Senate debates

Monday, 30 November 2020

Condolences

Guilfoyle, Hon. Dame Margaret Georgina Constance, AC, DBE

4:01 pm

Photo of Larissa WatersLarissa Waters (Queensland, Australian Greens) Share this | Hansard source

I rise today to offer the Greens' condolences to the friends and family of Dame Margaret Guilfoyle. Though, of course, we're on opposite sides of the chamber on many issues, Dame Margaret's passion and commitment to promoting women in leadership roles undeniably blazed a trail for all those who have followed and who are to come.

An Irish immigrant raised by a single mother after her father's death, Dame Margaret often said that her experiences confirmed—as was cited before by Senator Birmingham—that at any time a woman must be capable of independence. She worked tirelessly to ensure that she achieved this and made space for other women to do the same.

When she joined the Liberal Party she was mentored and supported by other female members and encouraged to seek leadership roles. She then spent her career paying that forward. In the time she served in the Senate the number of female senators rose from two to 19. I'm delighted that women now represent more than half the senators in this place. Enid Lyons was the first woman appointed to cabinet. Annabelle Rankin was the first woman to be given a ministerial portfolio.

When she was appointed as Minister for Education in 1975 Dame Margaret became the first woman to build on those achievements and to be appointed to a cabinet-level ministerial portfolio. She went on to serve as Minister for Social Security and Minister for Finance. In her social security role she gained a reputation for resisting calls for funding and spending cuts in the portfolio, recognising the importance of providing support to vulnerable members of the community. She oversaw a major reform of the national child support scheme and led the new office of child care within the Department of the Prime Minister and Cabinet. Working with the director of that office, the inimitable Marie Coleman, who has also been referenced already today, Dame Margaret oversaw a significant expansion of federal government support for the childcare sector and funding for preschool, day care, after-school care and youth refuges. Throughout her career Dame Margaret fought against efforts to pigeonhole her by her gender and to limit her interest to family issues and so called 'women's issues'. Instead she continued to fight on the wide range of social issues that impact all women: access to education and social services, financial security, human rights, mental health and discrimination.

Consistent with her commitment to education and development, after leaving the Senate Dame Margaret went on to get a Bachelor of Laws and work in private practice. She continued her commitment to public life as a member of the National Inquiry into the Human Rights of People with Mental Illness, the Mental Health Research Institute, the infertility treatment authority and various not-for-profit boards.

She continued her mentoring and advocacy for women, working with Joan Kirner on a campaign to secure more nominations for women in Australia's honours system. This is a project that continues today, but much ground has been made.

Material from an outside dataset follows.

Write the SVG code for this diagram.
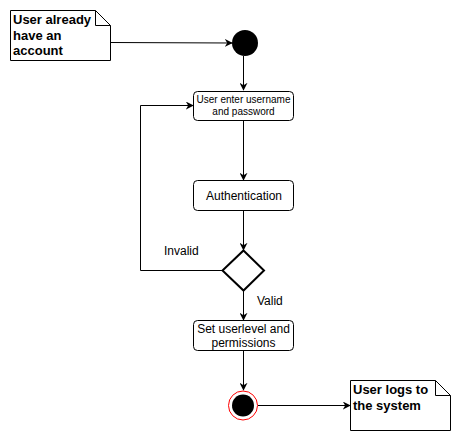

Like those who came before her, Dame Margaret's career forged a path that, little by little, made it easier for more and more women to see people like them in leadership roles, to know the importance of representation and to put themselves forward. There is still so much to be done to achieve diversity in this place and to get a parliament that actually looks like our community, but we here at the Greens thank Dame Margaret for the doors that she opened along that path. A woman's place is indeed in the House, the Senate and the cabinet. Vale, Dame Margaret Gilfoyle.